We currently have requests for experienced Java, Full Stack, Frontend React/Angular and Ruby on Rails developers as well as QA engineers across the EU. The good thing for both IT professionals and companies is that the remote working model is increasingly being adopted by both sides.

This has opened up the market and companies based in Bulgaria are far from being limited to hiring in Bulgaria. Of course, there is still the issue of relocation of employees from other countries within and outside the EU – an issue that is usually decided on a case-by-case or position-by-position basis.

This is also true for our clients who have offices outside Bulgaria and have turned to our specialists. In working on some IT positions, we often have the opportunity to search for suitable candidates in the countries where our clients have companies, as well as discussing contractor options.
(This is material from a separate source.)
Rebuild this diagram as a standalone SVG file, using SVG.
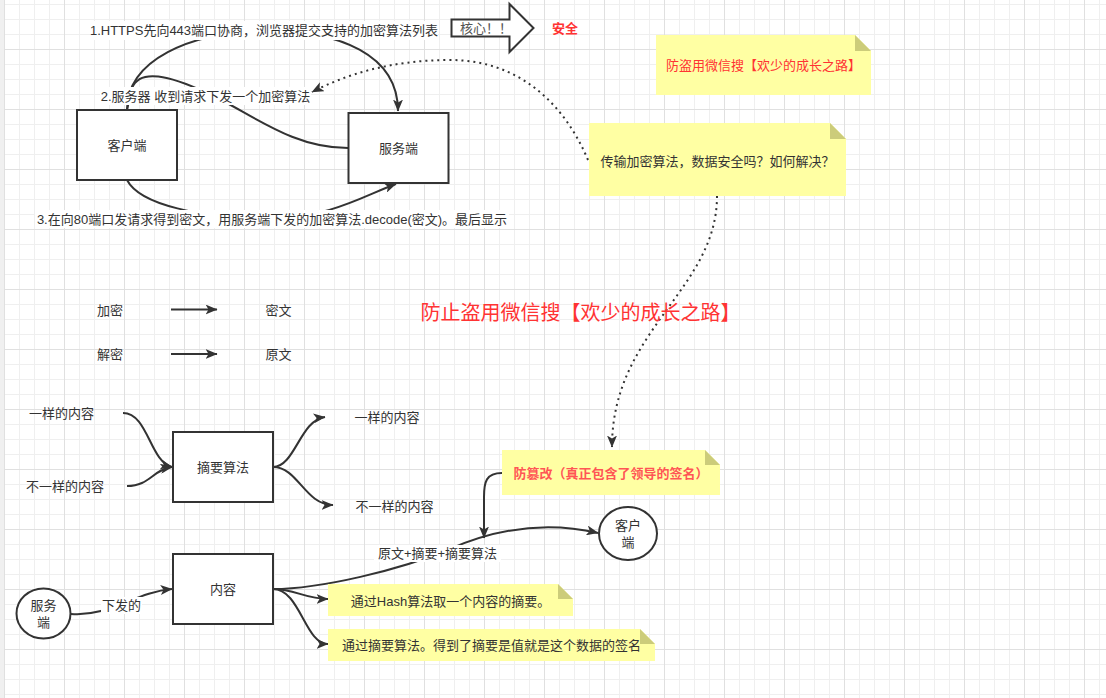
<svg xmlns="http://www.w3.org/2000/svg" width="1106" height="698" viewBox="0 0 1106 698">
<style>
.box{fill:#fff;stroke:#333;stroke-width:2}
.t{font-family:"Liberation Sans","Noto Sans CJK SC",sans-serif;font-size:13px;fill:#333;text-anchor:middle;dominant-baseline:central}
.el{font-size:13px}
.edge{fill:none;stroke:#333;stroke-width:2}
.dot{fill:none;stroke:#333;stroke-width:2;stroke-dasharray:2 4}
.note{fill:#ffffa3}
.fold{fill:#cccc7a}
.lbg{fill:#fff}
.red{fill:#ff3333}
</style>
<defs>
<pattern id="grid" x="4" y="49" width="60" height="60" patternUnits="userSpaceOnUse">
<rect x="15" y="0" width="1" height="60" fill="#efefef"/>
<rect x="30" y="0" width="1" height="60" fill="#efefef"/>
<rect x="45" y="0" width="1" height="60" fill="#efefef"/>
<rect x="0" y="15" width="60" height="1" fill="#efefef"/>
<rect x="0" y="30" width="60" height="1" fill="#efefef"/>
<rect x="0" y="45" width="60" height="1" fill="#efefef"/>
<rect x="0" y="0" width="1" height="60" fill="#e0e0e0"/>
<rect x="0" y="0" width="60" height="1" fill="#e0e0e0"/>
</pattern>
<marker id="arr" viewBox="0 0 12 10" refX="11.5" refY="5" markerWidth="12" markerHeight="10" markerUnits="userSpaceOnUse" orient="auto">
<path d="M0,0 L12,5 L0,10 L3,5 z" fill="#333"/>
</marker>
</defs>
<rect x="0" y="0" width="1106" height="698" fill="#fff"/>
<rect x="0" y="0" width="1106" height="698" fill="url(#grid)"/>
<rect x="0" y="0" width="4" height="698" fill="#f0f0f0"/>

<g id="connectors">
<path class="edge" d="M127,110 C127,60 190,32 264,31 C340,30 398,55 398,111" marker-end="url(#arr)"/>
<path class="edge" d="M348,148 C290,148 250,112 205,92 C170,76 140,68 132,88 L127,110"/>
<path class="edge" d="M127,180 C140,205 200,218 272,218 C330,218 365,195 396,184" marker-end="url(#arr)"/>
<path class="dot" d="M588,160 C565,105 520,60 450,60 C390,60 345,75 312,92" marker-end="url(#arr)"/>
<path class="dot" d="M717,196 C717,290 612,330 612,447" marker-end="url(#arr)"/>
<path class="edge" d="M171,309.5 L217,309.5" marker-end="url(#arr)"/>
<path class="edge" d="M171,354 L217,354" marker-end="url(#arr)"/>
<path class="edge" d="M123,413 C148,413 150,462 172,467" marker-end="url(#arr)"/>
<path class="edge" d="M127,486 C150,486 152,470 172,467" marker-end="url(#arr)"/>
<path class="edge" d="M273,467 C295,467 300,420 325,417" marker-end="url(#arr)"/>
<path class="edge" d="M273,467 C298,467 305,505 333,505" marker-end="url(#arr)"/>
<path class="edge" d="M71,614 C110,617 135,592 172,589" marker-end="url(#arr)"/>
<path class="edge" d="M273,589 C320,589 400,570 450,549 C500,527 550,522 598,533" marker-end="url(#arr)"/>
<path class="edge" d="M502,473 C486,473 484,482 484,497 L484,538" marker-end="url(#arr)"/>
<path class="edge" d="M273,589 C295,589 305,599 328,599" marker-end="url(#arr)"/>
<path class="edge" d="M273,589 C300,589 305,644 328,644" marker-end="url(#arr)"/>
<rect class="lbg" x="91" y="21" width="347" height="19"/>
<text class="t el" x="264" y="30.5">1.HTTPS先向443端口协商，浏览器提交支持的加密算法列表</text>
<rect class="lbg" x="100" y="87" width="211" height="18"/>
<text class="t el" x="205.5" y="96">2.服务器 收到请求下发一个加密算法</text>
<rect class="lbg" x="35" y="210" width="474" height="18"/>
<text class="t el" x="272" y="219">3.在向80端口发请求得到密文，用服务端下发的加密算法.decode(密文)。最后显示</text>
<rect class="lbg" x="101" y="597" width="41" height="17"/>
<text class="t" x="121.5" y="605">下发的</text>
<rect class="lbg" x="374" y="545" width="127" height="17"/>
<text class="t" x="437.5" y="553.5">原文+摘要+摘要算法</text>
</g>

<g id="client-top">
<rect class="box" x="77" y="110" width="100" height="70"/>
<text class="t" x="127" y="145">客户端</text>
</g>
<g id="server-top">
<rect class="box" x="348.5" y="113" width="100" height="70"/>
<text class="t" x="398.5" y="148">服务端</text>
</g>
<g id="core-arrow">
<path d="M451.5,19.5 L509.5,19.5 L509.5,4 L533.5,28 L509.5,52 L509.5,36.5 L451.5,36.5 Z" fill="#fff" stroke="#333" stroke-width="2"/>
<text class="t" x="486" y="28" style="fill:#555">核心！！</text>
</g>
<g id="safe">
<text class="t red" x="565" y="28.5" font-weight="bold">安全</text>
</g>
<g id="note-ad">
<path class="note" d="M656,35 H855 L871,51 V95 H656 Z"/>
<path class="fold" d="M855,35 L855,51 L871,51 Z"/>
<text class="t red" x="763.5" y="65">防盗用微信搜【欢少的成长之路】</text>
</g>
<g id="note-question">
<path class="note" d="M589,123 H830 L846,139 V196 H589 Z"/>
<path class="fold" d="M830,123 L830,139 L846,139 Z"/>
<text class="t" x="717.5" y="161.5">传输加密算法，数据安全吗？如何解决？</text>
</g>
<g id="big-title">
<text class="t red" x="580.5" y="313" style="font-size:20px">防止盗用微信搜【欢少的成长之路】</text>
</g>
<g id="enc"><text class="t" x="110" y="310">加密</text></g>
<g id="cipher"><text class="t" x="278.5" y="310">密文</text></g>
<g id="dec"><text class="t" x="110" y="354.5">解密</text></g>
<g id="plain"><text class="t" x="278.5" y="354.5">原文</text></g>
<g id="same-in"><text class="t" x="61.5" y="413">一样的内容</text></g>
<g id="diff-in"><text class="t" x="65" y="486.5">不一样的内容</text></g>
<g id="digest">
<rect class="box" x="173" y="432" width="100" height="70"/>
<text class="t" x="223" y="467">摘要算法</text>
</g>
<g id="same-out"><text class="t" x="387" y="417.5">一样的内容</text></g>
<g id="diff-out"><text class="t" x="394.5" y="506">不一样的内容</text></g>
<g id="server-bottom">
<ellipse class="box" cx="43.5" cy="613.5" rx="27" ry="25"/>
<text class="t" x="43.5" y="605.5">服务</text>
<text class="t" x="43.5" y="622.5">端</text>
</g>
<g id="content">
<rect class="box" x="173" y="554" width="100" height="70"/>
<text class="t" x="223" y="589">内容</text>
</g>
<g id="client-bottom">
<ellipse class="box" cx="628" cy="533.5" rx="29" ry="26.5"/>
<text class="t" x="628" y="525.5">客户</text>
<text class="t" x="628" y="542">端</text>
</g>
<g id="note-tamper">
<path class="note" d="M502,450 H705 L720,465 V495 H502 Z"/>
<path class="fold" d="M705,450 L705,465 L720,465 Z"/>
<text class="t" x="611" y="473" font-weight="bold" style="fill:#ff5555">防篡改（真正包含了领导的签名）</text>
</g>
<g id="note-hash">
<path class="note" d="M328,584 H558 L573,599 V616 H328 Z"/>
<path class="fold" d="M558,584 L558,599 L573,599 Z"/>
<text class="t" x="450.5" y="601">通过Hash算法取一个内容的摘要。</text>
</g>
<g id="note-sign">
<path class="note" d="M328,629 H640 L655,644 V661 H328 Z"/>
<path class="fold" d="M640,629 L640,644 L655,644 Z"/>
<text class="t" x="491.5" y="645">通过摘要算法。得到了摘要是值就是这个数据的签名</text>
</g>
</svg>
What is the most important quality for an IT professional from your point of view?
In my opinion, the most important thing is for a specialist to like what he does, to like the products and the industry he is targeting. As in most professions, in the IT sphere it is important to love your work, to have a team spirit and to be ambitious and consistent. For our clients, it is also mandatory to have a good understanding of the English language.

What causes specialists in this sector to change jobs?
Usually, specialists who do not see any prospect for their development in a company decide to change jobs – development both as specialists and purely career-wise, and of course – better remuneration remains one of the main motivating factors. Team and company culture are also in the top three motivators for a change in the workplace in my opinion.

How long does an IT professional stay in one workplace?
In almost all industries now, working for years at the same company is rare. Particularly in the competitive IT sector, it’s normal for professionals to see opportunities they don’t find in their current position as new offerings and new companies come on line. So I can hardly speak about the average duration, but you will meet people who change positions and therefore companies in a year – year and a half, and you will find those who after more than 5 – 6 years work in the same company and consider a change, but under strictly specific criteria and quite high requirements.

What will the IT sector look like in our country in 5 years?
This is quite difficult to predict, but surely quality specialists will have the comfort to dictate labour market conditions.